Peter Landerl wandelt in seinen acht Erzählungen auf den Spuren dieser aufregenden Kulte, die aus Widerstand, Selbstvernichtung, Wunsch nach Transzendenz, Opposition und Lebenslust waghalsig zusammengesetzt sind. In der titelstiftenden Erzählung Blaustern berichtet der Erzähler melancholisch, wie seine Schwester verschwunden ist und mittlerweile an einem unbekannten Ort verwest. Garniert ist dieses Verschwinden mit den Zutaten einer scheinbar heilen Familie, die letztlich im entscheidenden Moment nur Fassungslosigkeit aufzubieten hat. Der Vater schlägt als Spontan-Therapie einen Besuch im Tiergarten vor, der Erzähler schlägt hilflos den letzten Freund der verschollenen Schwester zusammen, und der Blaustern verliert im leeren Zimmer sang- und klanglos eine seiner Blüten.
„Monty & Sarah“ ist der coole Dialog nach Ablauf der Beziehung. Wie in der Tele-Show „Herzblatt“ erzählen die beiden Ex-Liebenden in getrennten Interviews aus ihrer Sicht vom Verhältnis und der notwendigen Trennung. Zwischen Schutzbehauptung, Betroffenheit und Schadenfreude lassen die beiden durchblicken, daß ihre ehemalige Beziehung ein Lehrstück für das Leben gewesen ist, das offensichtlich der pure Zufall für sie ausgesucht hat.
„Cola und Oliven?“ sind die Fetische für einen langen Sommer voller Einsamkeit und Sehnsucht, der sich trotz aller Bemühungen nicht in den Griff kriegen läßt.

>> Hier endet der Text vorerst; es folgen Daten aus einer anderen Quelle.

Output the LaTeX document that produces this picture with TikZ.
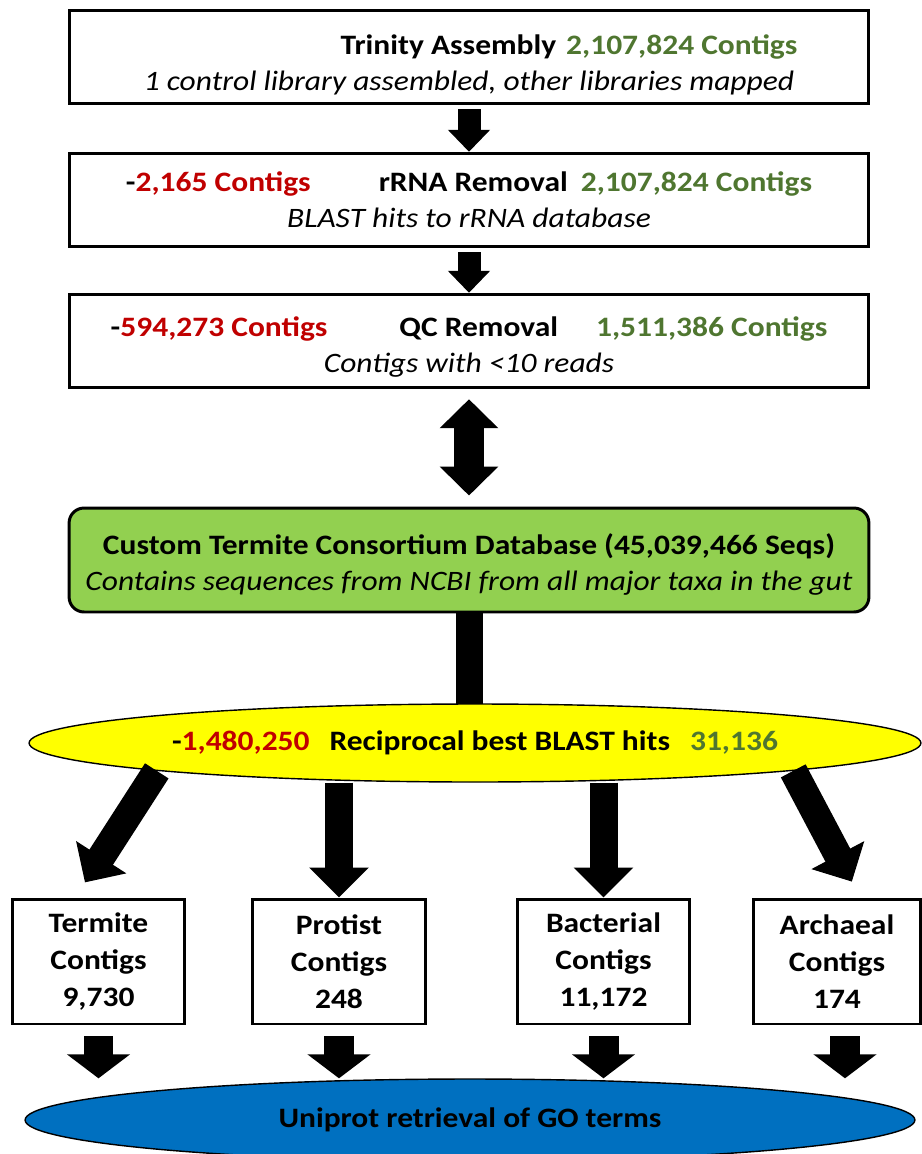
\documentclass[tikz,border=0pt]{standalone}
\usepackage{fontspec}
\setmainfont{Carlito}[FakeStretch=1.12]
\usetikzlibrary{arrows.meta,shapes.geometric}
\definecolor{lossred}{RGB}{192,0,0}
\definecolor{keepgreen}{RGB}{79,118,48}
\definecolor{dbgreen}{RGB}{146,208,80}
\definecolor{blastyellow}{RGB}{255,255,0}
\definecolor{goblue}{RGB}{0,112,192}
\newcommand{\subline}[1]{{\mdseries\itshape #1}}

\begin{document}
\begin{tikzpicture}[x=0.02cm,y=-0.02cm]
\tikzstyle{every node}+=[inner sep=0pt,align=center,font=\fontsize{16}{20.5}\selectfont\bfseries]
\tikzstyle{stepbox}=[draw,line width=1.7pt,minimum width=16cm,minimum height=1.87cm]
\tikzstyle{dbbox}=[draw,fill=dbgreen,rounded corners=0.3cm,line width=1.7pt,minimum width=16cm,minimum height=2.08cm]
\tikzstyle{contigbox}=[draw,line width=1.7pt,minimum width=3.46cm,minimum height=2.5cm,font=\fontsize{16}{21}\selectfont\bfseries]
\tikzstyle{blastell}=[ellipse,draw,fill=blastyellow,line width=0.8pt,minimum width=17.84cm,minimum height=1.56cm]
\tikzstyle{goell}=[ellipse,draw,fill=goblue,line width=0.8pt,minimum width=17.8cm,minimum height=1.64cm]
\tikzstyle{thinarrow}=[line width=0.46cm,-{Triangle[length=0.44cm,width=0.82cm]}]
\tikzstyle{fatarrow}=[line width=0.56cm,-{Triangle[length=0.6cm,width=1.16cm]}]
\tikzstyle{shortarrow}=[line width=0.6cm,-{Triangle[length=0.48cm,width=1.24cm]}]
\tikzstyle{twoway}=[line width=0.6cm,{Triangle[length=0.58cm,width=1.14cm]}-{Triangle[length=0.58cm,width=1.14cm]}]
\useasboundingbox (0,0) rectangle (922,1154);

% pipeline boxes
\node[stepbox] (trin) at (469,57) {\rule{0pt}{0.72cm}\hspace*{4cm}Trinity Assembly\hspace{0.2cm}\textcolor{keepgreen}{2,107,824 Contigs}\\ \subline{1 control library assembled, other libraries mapped}};
\node[stepbox] (rrna) at (469,200) {-\textcolor{lossred}{2,165 Contigs}\hspace{1.36cm}rRNA Removal\hspace{0.26cm}\textcolor{keepgreen}{2,107,824 Contigs}\\ \subline{BLAST hits to rRNA database}};
\node[stepbox] (qc) at (469,341) {\rule{0pt}{0.62cm}-\textcolor{lossred}{594,273 Contigs}\hspace{1.44cm}QC Removal\hspace{0.76cm}\textcolor{keepgreen}{1,511,386 Contigs}\\ \subline{Contigs with <10 reads}};
\node[dbbox] (db) at (469,560) {\rule{0pt}{0.58cm}Custom Termite Consortium Database (45,039,466 Seqs)\\ \subline{Contains sequences from NCBI from all major taxa in the gut}};

% stem goes under the ellipse
\draw[line width=0.54cm] (db.south) -- (469,720);
\node[blastell] (blast) at (475,743) {-\textcolor{lossred}{1,480,250}\hspace{0.4cm}Reciprocal best BLAST hits\hspace{0.4cm}\textcolor{keepgreen}{31,136}};

\node[contigbox] (termite) at (98.5,961.5) {Termite\\Contigs\\9,730};
\node[contigbox] (protist) at (339,961.5) {Protist\\Contigs\\248};
\node[contigbox] (bact) at (603.5,961.5) {Bacterial\\Contigs\\11,172};
\node[contigbox,minimum width=3.36cm] (arch) at (837,961.5) {Archaeal\\Contigs\\174};
\node[goell] (uni) at (470,1120) {Uniprot retrieval of GO terms};

% arrows
\draw[thinarrow,shorten <=0.08cm] (trin.south) -- (rrna.north);
\draw[thinarrow,shorten <=0.08cm] (rrna.south) -- (qc.north);
\draw[twoway,shorten <=0.2cm,shorten >=0.22cm] (db.north |- qc.south) -- (db.north);
\draw[fatarrow,shorten >=0.36cm] (blast.185) -- (termite.110);
\draw[fatarrow] (blast.south -| protist.north) -- (protist.north);
\draw[fatarrow] (blast.south -| bact.north) -- (bact.north);
\draw[fatarrow,shorten >=0.36cm] (blast.-5) -- (arch.70);
%\draw[shortarrow] (termite.south) -- (uni.north);
\draw[shortarrow,shorten <=0.22cm] (termite.south) -- (termite.south |- uni.north);
\draw[shortarrow,shorten <=0.22cm] (protist.south) -- (protist.south |- uni.north);
\draw[shortarrow,shorten <=0.22cm] (bact.south) -- (bact.south |- uni.north);
\draw[shortarrow,shorten <=0.22cm] ([xshift=0.16cm]arch.south) -- ([xshift=0.16cm]arch.south |- uni.north);
\end{tikzpicture}
\end{document}
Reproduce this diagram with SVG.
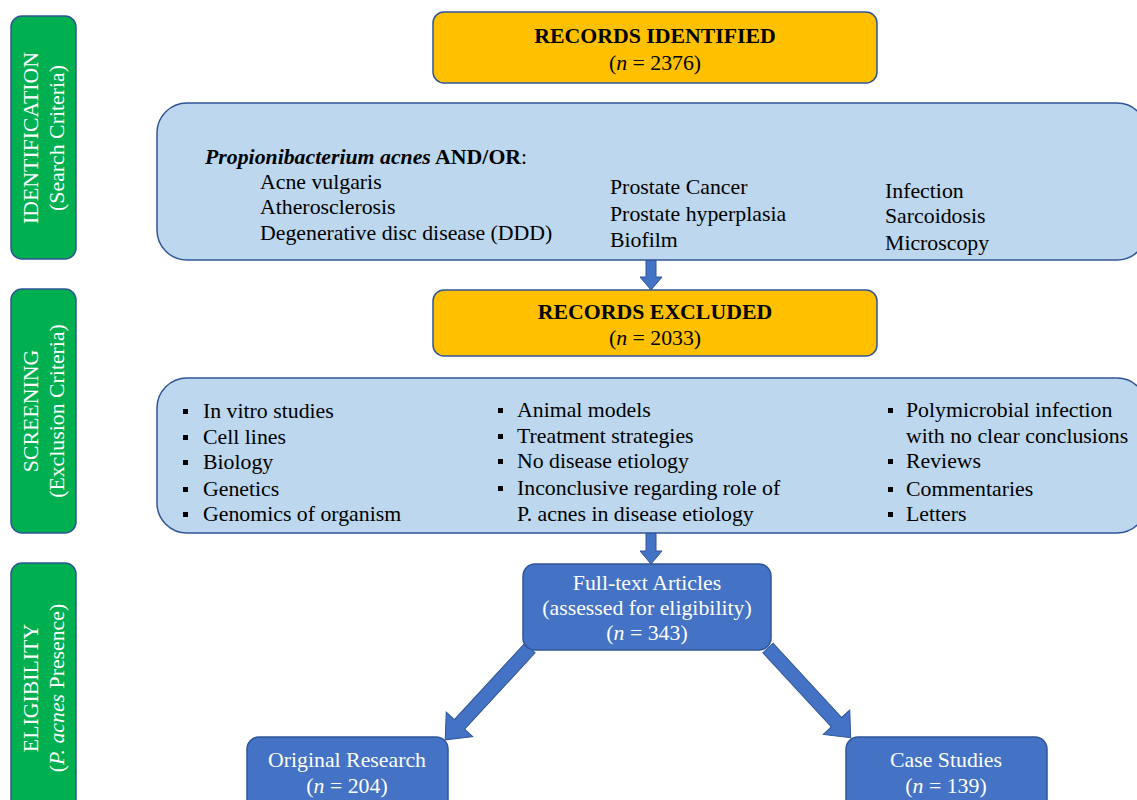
<svg xmlns="http://www.w3.org/2000/svg" width="1137" height="800" viewBox="0 0 1137 800">
<style>
text{font-family:"Liberation Serif","Times New Roman",serif;font-size:21.8px;fill:#000}
.side{fill:#00B050;stroke:#2F5597;stroke-width:1.5}
.side-t{fill:#fff;font-size:21.8px;text-anchor:middle}
.orange{fill:#FFC000;stroke:#2F5597;stroke-width:1.5}
.lb{fill:#BDD7EE;stroke:#2F5597;stroke-width:1.5}
.blue{fill:#4472C4;stroke:#2F5597;stroke-width:1.5}
.wt{fill:#fff;text-anchor:middle}
.ct{text-anchor:middle}
.b{font-weight:bold}
.i{font-style:italic}
.arr{fill:#4472C4;stroke:#2F5597;stroke-width:1}
.bul{fill:#000}
</style>
<rect width="1137" height="800" fill="#fff"/>

<g id="side-identification">
<rect class="side" x="11" y="16" width="65" height="243" rx="11"/>
<text class="side-t" transform="translate(38,138) rotate(-90)">IDENTIFICATION</text>
<text class="side-t" transform="translate(64,138) rotate(-90)">(Search Criteria)</text>
</g>
<g id="side-screening">
<rect class="side" x="11" y="289" width="65" height="244" rx="11"/>
<text class="side-t" transform="translate(38,411) rotate(-90)">SCREENING</text>
<text class="side-t" transform="translate(64,411) rotate(-90)">(Exclusion Criteria)</text>
</g>
<g id="side-eligibility">
<rect class="side" x="11" y="563" width="65" height="260" rx="11"/>
<text class="side-t" transform="translate(38,688) rotate(-90)">ELIGIBILITY</text>
<text class="side-t" transform="translate(64,688) rotate(-90)">(<tspan class="i">P. acnes</tspan> Presence)</text>
</g>

<g id="connectors">
<polygon class="arr" points="646,260 656,260 656,277 662,277 651,290 640,277 646,277"/>
<polygon class="arr" points="646,533 656,533 656,551 662,551 651,564 640,551 646,551"/>
<polygon class="arr" transform="translate(530,648) rotate(132.7)" points="0,-7 104,-7 104,-18 125,0 104,18 104,7 0,7"/>
<polygon class="arr" transform="translate(768,648) rotate(47.3)" points="0,-7 101,-7 101,-18 122,0 101,18 101,7 0,7"/>
</g>

<g id="records-identified">
<rect class="orange" x="433" y="12" width="444" height="71" rx="11"/>
<text class="ct b" x="655" y="43">RECORDS IDENTIFIED</text>
<text class="ct" x="655" y="70">(<tspan class="i">n</tspan> = 2376)</text>
</g>

<g id="search-criteria">
<rect class="lb" x="157" y="103" width="990" height="157" rx="30"/>
<text x="205" y="164"><tspan class="b i">Propionibacterium acnes</tspan><tspan class="b"> AND/OR</tspan>:</text>
<text x="260" y="189">Acne vulgaris</text>
<text x="260" y="214">Atherosclerosis</text>
<text x="260" y="240">Degenerative disc disease (DDD)</text>
<text x="610" y="194">Prostate Cancer</text>
<text x="610" y="221">Prostate hyperplasia</text>
<text x="610" y="247">Biofilm</text>
<text x="885" y="198">Infection</text>
<text x="885" y="223">Sarcoidosis</text>
<text x="885" y="250">Microscopy</text>
</g>

<g id="records-excluded">
<rect class="orange" x="433" y="290" width="444" height="66" rx="11"/>
<text class="ct b" x="655" y="319">RECORDS EXCLUDED</text>
<text class="ct" x="655" y="345">(<tspan class="i">n</tspan> = 2033)</text>
</g>

<g id="exclusion-criteria">
<rect class="lb" x="157" y="378" width="990" height="155" rx="30"/>
<rect class="bul" x="183" y="409" width="5" height="5"/>
<rect class="bul" x="183" y="435" width="5" height="5"/>
<rect class="bul" x="183" y="460" width="5" height="5"/>
<rect class="bul" x="183" y="487" width="5" height="5"/>
<rect class="bul" x="183" y="512" width="5" height="5"/>
<text x="203" y="418">In vitro studies</text>
<text x="203" y="444">Cell lines</text>
<text x="203" y="469">Biology</text>
<text x="203" y="496">Genetics</text>
<text x="203" y="521">Genomics of organism</text>
<rect class="bul" x="498" y="408" width="5" height="5"/>
<rect class="bul" x="498" y="434" width="5" height="5"/>
<rect class="bul" x="498" y="459" width="5" height="5"/>
<rect class="bul" x="498" y="486" width="5" height="5"/>
<text x="517" y="417">Animal models</text>
<text x="517" y="443">Treatment strategies</text>
<text x="517" y="468">No disease etiology</text>
<text x="517" y="495">Inconclusive regarding role of</text>
<text x="517" y="521">P. acnes in disease etiology</text>
<rect class="bul" x="888" y="408" width="5" height="5"/>
<rect class="bul" x="888" y="459" width="5" height="5"/>
<rect class="bul" x="888" y="487" width="5" height="5"/>
<rect class="bul" x="888" y="512" width="5" height="5"/>
<text x="906" y="417">Polymicrobial infection</text>
<text x="906" y="443">with no clear conclusions</text>
<text x="906" y="468">Reviews</text>
<text x="906" y="496">Commentaries</text>
<text x="906" y="521">Letters</text>
</g>

<g id="full-text">
<rect class="blue" x="523" y="564" width="248" height="86" rx="12"/>
<text class="wt" x="647" y="590">Full-text Articles</text>
<text class="wt" x="647" y="615">(assessed for eligibility)</text>
<text class="wt" x="647" y="640">(<tspan class="i">n</tspan> = 343)</text>
</g>

<g id="original-research">
<rect class="blue" x="247" y="737" width="201" height="80" rx="12"/>
<text class="wt" x="347" y="767">Original Research</text>
<text class="wt" x="347" y="793">(<tspan class="i">n</tspan> = 204)</text>
</g>

<g id="case-studies">
<rect class="blue" x="846" y="737" width="201" height="80" rx="12"/>
<text class="wt" x="946" y="767">Case Studies</text>
<text class="wt" x="946" y="793">(<tspan class="i">n</tspan> = 139)</text>
</g>
</svg>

Zwar werden ununterbrochen Songs angespielt, die ein punktuelles Zeitgefühl vermitteln sollen, aber die Arrangements der Unterhaltungs-Industrie reichen nicht an die Bedürfnisse des klagenden Individuums heran. So bleibt es bei Inszenierungsversuchen, in denen letztlich nur mehr der seltsam originäre Geschmack von Cola und Oliven als Erinnerung übrig bleibt.
Rigide Eltern, die selbst keinen Plan fürs Leben haben, das weite Land der Liebe als Kampfarena mit sich selbst und den eigenen Wünschen sind weitere Motive und Handlungsträger.
Peter Landerls Erzählungen beinhalten aufrichtige Auseinandersetzungen mit schnellen Bildern und Songs, die sich oft schon während der Niederschrift in Ironie auflösen. In den Geschichten der Jugendlichen gibt es wenigstens Suche, Hoffnung und aufkeimende Selbstironie, während die Erwachsenenwelt implizit und explizit „nackte Scheiße“ ist. Blaustern ist ein wohltuend ehrliches und spannendes Buch, das auch Leser mit festen Vorstellungen auf ihrem Ritt durch den Lebenssinn zwischendurch kurz aus dem Sattel zu heben vermag.